A demonstrator peeks from under an Iranian flag during a ceremony to mark the 33rd anniversary of the Islamic Revolution, in Tehran’s Azadi square in this February 11, 2012 file photo. (REUTERS)

London, Asharq Al-Awsat—The Iranian Minister of Culture and Guidance has called the recent arrest of 11 journalists “a case in the hands of Security Forces because their charges are definitely not media related.”

Iran arrested 11 journalists accused of cooperation with foreign-based, Persian-language media organizations on Sunday. The detained journalists—nine men and five women—were reportedly identified by their editors.
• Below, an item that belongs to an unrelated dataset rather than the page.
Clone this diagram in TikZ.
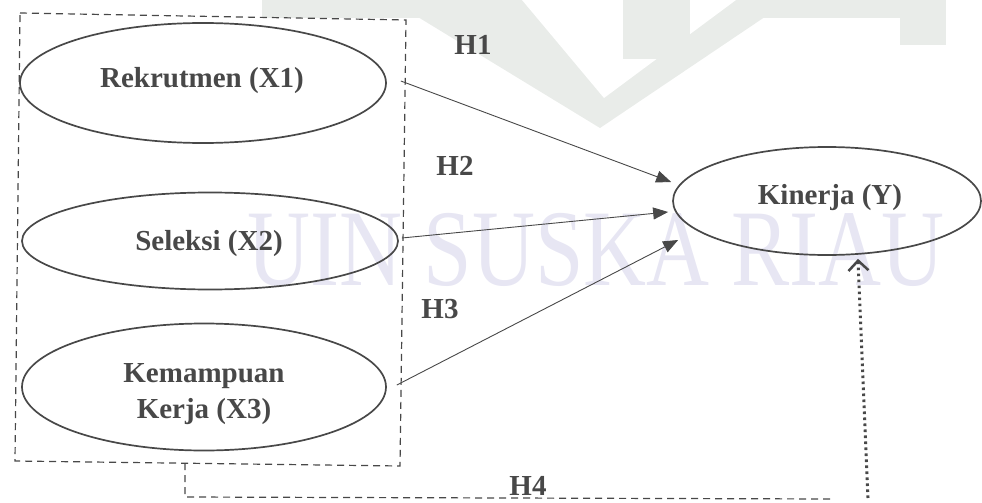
\documentclass[tikz,border=0pt]{standalone}
\usepackage{fontspec}
\setmainfont{Liberation Serif}
\usetikzlibrary{arrows.meta,shapes.geometric}
\definecolor{ink}{RGB}{72,72,72}
\definecolor{wmgray}{RGB}{233,236,233}
\definecolor{wmlav}{RGB}{231,230,243}
\tikzset{
  ell/.style={draw=ink, line width=1.7pt, ellipse, inner sep=0pt},
  lbl/.style={text=ink, font=\fontsize{29}{36}\selectfont\bfseries, inner sep=0pt, anchor=base, align=center},
  arr/.style={draw=ink, line width=0.9pt, -{Triangle[length=15pt,width=12pt]}},
  dbox/.style={draw=ink, line width=1.2pt, dash pattern=on 7pt off 5pt},
  dotarr/.style={draw=ink, line width=3pt, dash pattern=on 2.6pt off 3.4pt, -{Straight Barb[length=10pt,width=20pt,line width=2.5pt]}},
  wmtext/.style={text=wmlav, font=\fontsize{109}{120}\selectfont, inner sep=0pt, anchor=base west, xscale=0.8, text height=72pt, text depth=0pt}
}
\begin{document}
\begin{tikzpicture}[x=1pt,y=-1pt]
\useasboundingbox (0,0) rectangle (982,503);
% watermark logo
\fill[wmgray] (262,0) rectangle (946,18);
\fill[wmgray] (900,0) rectangle (946,45);
\fill[wmgray] (390,0) -- (600,128) -- (790,0) -- cycle;
\fill[white] (522,0) -- (604,98) -- (736,0) -- cycle;
\fill[wmgray] (623,0) rectangle (690,59);
\node[wmtext] (wm) at (247,285) {UIN SUSKA RIAU};
% dashed grouping box
\coordinate (b1) at (20,13);
\coordinate (b2) at (406,20);
\coordinate (b3) at (400,466);
\coordinate (b4) at (15,461);
\draw[dbox] (b1) -- (b2) -- (b3) -- (b4) -- cycle;
% ellipses
\node[ell, minimum width=366pt, minimum height=120pt] (x1) at (203,83) {};
\node[ell, minimum width=376pt, minimum height=97pt] (x2) at (210,241) {};
\node[ell, minimum width=364pt, minimum height=127pt] (x3) at (204,387) {};
\node[ell, minimum width=308pt, minimum height=108pt] (y) at (827,201) {};
% labels
\node[lbl] (tx1) at (202,87) {Rekrutmen (X1)};
\node[lbl] (tx2) at (209,250) {Seleksi (X2)};
\node[lbl] (tx3a) at (204,382) {Kemampuan};
\node[lbl] (tx3b) at (204,418) {Kerja (X3)};
\node[lbl] (ty) at (830,204) {Kinerja (Y)};
\node[lbl] (h1) at (473,55) {H1};
\node[lbl] (h2) at (455,175) {H2};
\node[lbl] (h3) at (440,318) {H3};
\node[lbl] (h4) at (528,495) {H4};
% arrows
\draw[arr] ([xshift=14pt,yshift=2pt]x1.east) -- ([xshift=-1pt,yshift=19pt]y.west);
\draw[arr] ([xshift=3pt,yshift=3pt]x2.east) -- ([xshift=-4pt,yshift=-11pt]y.west);
\draw[arr] ([xshift=10pt,yshift=2pt]x3.east) -- ([xshift=6pt,yshift=-39pt]y.west);
% H4 link
\coordinate (c1) at (185,463);
\coordinate (c2) at (185,497);
\coordinate (c3) at (830,499);
\draw[dbox] (c1) -- (c2) -- (c3);
\coordinate (d0) at (868,498);
\draw[dotarr] (d0) -- ([xshift=31pt,yshift=-3pt]y.south);
\end{tikzpicture}
\end{document}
They are from seven different news organizations, including five daily newspapers, one weekly newspaper, and the semi-official IRNA news agency.

The chief editors of the arrested journalists spoke to The Associated Press on the condition of anonymity, revealing that the 11 journalists were taken into custody on Sunday evening due to their “foreign contacts”. The editors refused to say if the detained journalists had been accused of providing material specifically to BBC or VOA.

For its part, the Fars News Agency reported that unofficial statements hint at charges connected with “links to foreign media”, specifically citing the BBC. While Iran’s Mehr news agency said that the arrests were linked to charges of collaboration with “anti-revolutionary, Persian-speaking media.”

Speaking exclusively to Asharq Al-Awsat, Journalists Farahmand Alipour, who himself has been arrested by the Iranian authorities on two separate occasions, described the arrests as “an unprecedented act by the government that shows the level of their concern.”

Alipour stressed that the political environment in Iran is comparably open during presidential elections “as a political gesture pretending Iran enjoys much more competitive and freer political atmosphere than other countries in the Middle East.”

He added, “The reformists were hoping that such so-called democratic gesture could be used to release political prisoners or at least switch the political environment back to what it was 4 years ago.

However Alipour, who previously served as special correspondent to former presidential candidate Mehdi Karroubi, related that, “It seems that the government is seeking different goals this year. Sanctions and the economic dissatisfaction, political isolation, parallel to President Ahmadinejad’s stubborn attitude made the security organizations performs a drill and suppress the reformist once again.”

He added, “This is an unprecedented act by the government that shows the level of their concern. However, I, personally, don’t believe that all the conservative groups approve such arrests.”

The Committee to Protect Journalists (CPJ) called on Iranian authorities to immediately release all journalists in custody and halt their practice of imprisoning critical journalists. CPJ also claimed that the latest arrests “are consistent with attacks against reformist news outlets in 2009 that weakened what was once a vibrant media in the country.”

While Amnesty International urged Iran to release all journalists being held solely for carrying out their legitimate work. Ann Harrison, Deputy Director of Amnesty International’s Middle East and North Africa Program, said, “This latest example of locking-up Iran’s journalists is a result of draconian restrictions on reporting which violate the right to freedom of expression and must be relaxed.”

She said, “All journalists who are imprisoned in Iran merely for peacefully doing their job should be released immediately and unconditionally.”